▼

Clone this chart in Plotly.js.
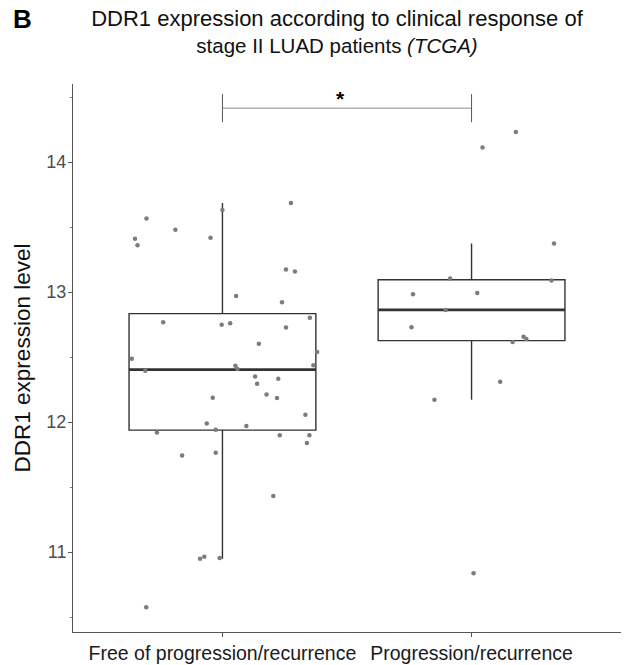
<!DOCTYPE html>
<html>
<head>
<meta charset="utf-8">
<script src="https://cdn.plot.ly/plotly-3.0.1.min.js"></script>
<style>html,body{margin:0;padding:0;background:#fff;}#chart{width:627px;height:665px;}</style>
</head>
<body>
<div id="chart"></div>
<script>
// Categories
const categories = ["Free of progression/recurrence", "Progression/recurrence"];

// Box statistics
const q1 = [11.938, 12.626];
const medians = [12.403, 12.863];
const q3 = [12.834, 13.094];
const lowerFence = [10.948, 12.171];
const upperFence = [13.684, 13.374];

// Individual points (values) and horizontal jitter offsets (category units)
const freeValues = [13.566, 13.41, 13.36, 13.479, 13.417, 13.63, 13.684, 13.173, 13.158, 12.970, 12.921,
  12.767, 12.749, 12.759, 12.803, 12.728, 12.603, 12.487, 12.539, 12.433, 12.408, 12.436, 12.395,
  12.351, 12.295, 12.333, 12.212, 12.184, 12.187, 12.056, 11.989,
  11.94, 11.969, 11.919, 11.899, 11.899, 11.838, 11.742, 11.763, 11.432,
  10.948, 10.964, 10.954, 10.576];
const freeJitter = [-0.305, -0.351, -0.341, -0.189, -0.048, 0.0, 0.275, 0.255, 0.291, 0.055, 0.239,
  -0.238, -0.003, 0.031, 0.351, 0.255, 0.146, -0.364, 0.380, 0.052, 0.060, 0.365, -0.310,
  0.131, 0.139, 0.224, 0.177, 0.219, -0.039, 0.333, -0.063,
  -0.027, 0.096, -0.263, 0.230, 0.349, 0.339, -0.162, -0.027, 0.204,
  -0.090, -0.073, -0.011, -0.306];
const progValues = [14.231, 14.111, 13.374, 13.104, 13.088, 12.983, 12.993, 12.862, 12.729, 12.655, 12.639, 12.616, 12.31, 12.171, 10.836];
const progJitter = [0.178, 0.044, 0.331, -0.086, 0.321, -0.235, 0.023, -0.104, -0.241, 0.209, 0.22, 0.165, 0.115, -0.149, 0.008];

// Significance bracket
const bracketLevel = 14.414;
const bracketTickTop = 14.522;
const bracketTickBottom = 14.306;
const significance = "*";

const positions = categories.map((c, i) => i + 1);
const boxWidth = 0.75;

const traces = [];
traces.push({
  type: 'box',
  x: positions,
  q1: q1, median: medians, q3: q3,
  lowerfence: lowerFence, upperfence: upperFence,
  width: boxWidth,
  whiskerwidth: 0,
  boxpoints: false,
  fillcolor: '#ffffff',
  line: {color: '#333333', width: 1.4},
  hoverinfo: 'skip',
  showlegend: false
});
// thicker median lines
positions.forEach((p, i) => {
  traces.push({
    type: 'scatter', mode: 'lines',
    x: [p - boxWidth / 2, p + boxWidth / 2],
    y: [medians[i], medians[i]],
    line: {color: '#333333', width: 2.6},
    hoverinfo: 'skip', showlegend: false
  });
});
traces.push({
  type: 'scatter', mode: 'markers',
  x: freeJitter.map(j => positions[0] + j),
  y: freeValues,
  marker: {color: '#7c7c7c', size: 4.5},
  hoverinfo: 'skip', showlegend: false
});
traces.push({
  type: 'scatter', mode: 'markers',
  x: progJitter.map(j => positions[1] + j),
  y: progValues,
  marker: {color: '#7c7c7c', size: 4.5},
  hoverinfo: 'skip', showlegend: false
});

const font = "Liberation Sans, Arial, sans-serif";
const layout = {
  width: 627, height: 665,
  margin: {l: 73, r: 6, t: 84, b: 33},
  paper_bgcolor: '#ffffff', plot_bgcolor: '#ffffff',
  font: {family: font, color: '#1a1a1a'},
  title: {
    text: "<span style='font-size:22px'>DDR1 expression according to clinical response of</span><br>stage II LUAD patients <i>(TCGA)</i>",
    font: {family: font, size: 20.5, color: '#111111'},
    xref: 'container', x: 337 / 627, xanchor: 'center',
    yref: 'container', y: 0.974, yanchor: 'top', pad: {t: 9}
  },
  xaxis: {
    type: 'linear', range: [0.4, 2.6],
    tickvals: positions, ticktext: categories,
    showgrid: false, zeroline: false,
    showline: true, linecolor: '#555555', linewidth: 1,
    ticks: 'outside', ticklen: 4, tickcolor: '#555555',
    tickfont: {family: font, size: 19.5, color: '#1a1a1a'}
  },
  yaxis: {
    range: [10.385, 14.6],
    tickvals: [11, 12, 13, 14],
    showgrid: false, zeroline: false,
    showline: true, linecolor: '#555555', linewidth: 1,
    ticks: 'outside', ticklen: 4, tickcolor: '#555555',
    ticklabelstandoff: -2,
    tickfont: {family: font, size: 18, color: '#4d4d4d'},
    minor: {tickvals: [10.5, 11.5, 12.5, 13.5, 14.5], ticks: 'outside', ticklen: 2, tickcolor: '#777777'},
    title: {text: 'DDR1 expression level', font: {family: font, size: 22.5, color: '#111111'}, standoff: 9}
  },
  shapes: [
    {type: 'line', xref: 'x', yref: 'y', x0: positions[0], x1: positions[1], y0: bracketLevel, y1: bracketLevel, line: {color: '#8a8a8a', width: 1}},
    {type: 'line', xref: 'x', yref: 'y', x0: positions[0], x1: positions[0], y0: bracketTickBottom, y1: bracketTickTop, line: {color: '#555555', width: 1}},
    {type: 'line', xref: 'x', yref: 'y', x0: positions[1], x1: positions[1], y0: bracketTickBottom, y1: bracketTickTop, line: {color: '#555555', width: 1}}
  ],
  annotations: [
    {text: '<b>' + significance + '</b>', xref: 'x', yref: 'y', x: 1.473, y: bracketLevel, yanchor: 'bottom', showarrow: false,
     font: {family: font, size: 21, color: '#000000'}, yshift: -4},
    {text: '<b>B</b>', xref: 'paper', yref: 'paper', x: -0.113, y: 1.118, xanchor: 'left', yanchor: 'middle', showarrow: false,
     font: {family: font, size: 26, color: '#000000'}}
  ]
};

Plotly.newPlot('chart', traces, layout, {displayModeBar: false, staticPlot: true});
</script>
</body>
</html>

▲

In the data above, please extract the lines from the first one through the line with "const boxWidth = 0.75;", exactly, and keep pictures out.

Clone this chart in Plotly.js.
<!DOCTYPE html>
<html>
<head>
<meta charset="utf-8">
<script src="https://cdn.plot.ly/plotly-3.0.1.min.js"></script>
<style>html,body{margin:0;padding:0;background:#fff;}#chart{width:627px;height:665px;}</style>
</head>
<body>
<div id="chart"></div>
<script>
// Categories
const categories = ["Free of progression/recurrence", "Progression/recurrence"];

// Box statistics
const q1 = [11.938, 12.626];
const medians = [12.403, 12.863];
const q3 = [12.834, 13.094];
const lowerFence = [10.948, 12.171];
const upperFence = [13.684, 13.374];

// Individual points (values) and horizontal jitter offsets (category units)
const freeValues = [13.566, 13.41, 13.36, 13.479, 13.417, 13.63, 13.684, 13.173, 13.158, 12.970, 12.921,
  12.767, 12.749, 12.759, 12.803, 12.728, 12.603, 12.487, 12.539, 12.433, 12.408, 12.436, 12.395,
  12.351, 12.295, 12.333, 12.212, 12.184, 12.187, 12.056, 11.989,
  11.94, 11.969, 11.919, 11.899, 11.899, 11.838, 11.742, 11.763, 11.432,
  10.948, 10.964, 10.954, 10.576];
const freeJitter = [-0.305, -0.351, -0.341, -0.189, -0.048, 0.0, 0.275, 0.255, 0.291, 0.055, 0.239,
  -0.238, -0.003, 0.031, 0.351, 0.255, 0.146, -0.364, 0.380, 0.052, 0.060, 0.365, -0.310,
  0.131, 0.139, 0.224, 0.177, 0.219, -0.039, 0.333, -0.063,
  -0.027, 0.096, -0.263, 0.230, 0.349, 0.339, -0.162, -0.027, 0.204,
  -0.090, -0.073, -0.011, -0.306];
const progValues = [14.231, 14.111, 13.374, 13.104, 13.088, 12.983, 12.993, 12.862, 12.729, 12.655, 12.639, 12.616, 12.31, 12.171, 10.836];
const progJitter = [0.178, 0.044, 0.331, -0.086, 0.321, -0.235, 0.023, -0.104, -0.241, 0.209, 0.22, 0.165, 0.115, -0.149, 0.008];

// Significance bracket
const bracketLevel = 14.414;
const bracketTickTop = 14.522;
const bracketTickBottom = 14.306;
const significance = "*";

const positions = categories.map((c, i) => i + 1);
const boxWidth = 0.75;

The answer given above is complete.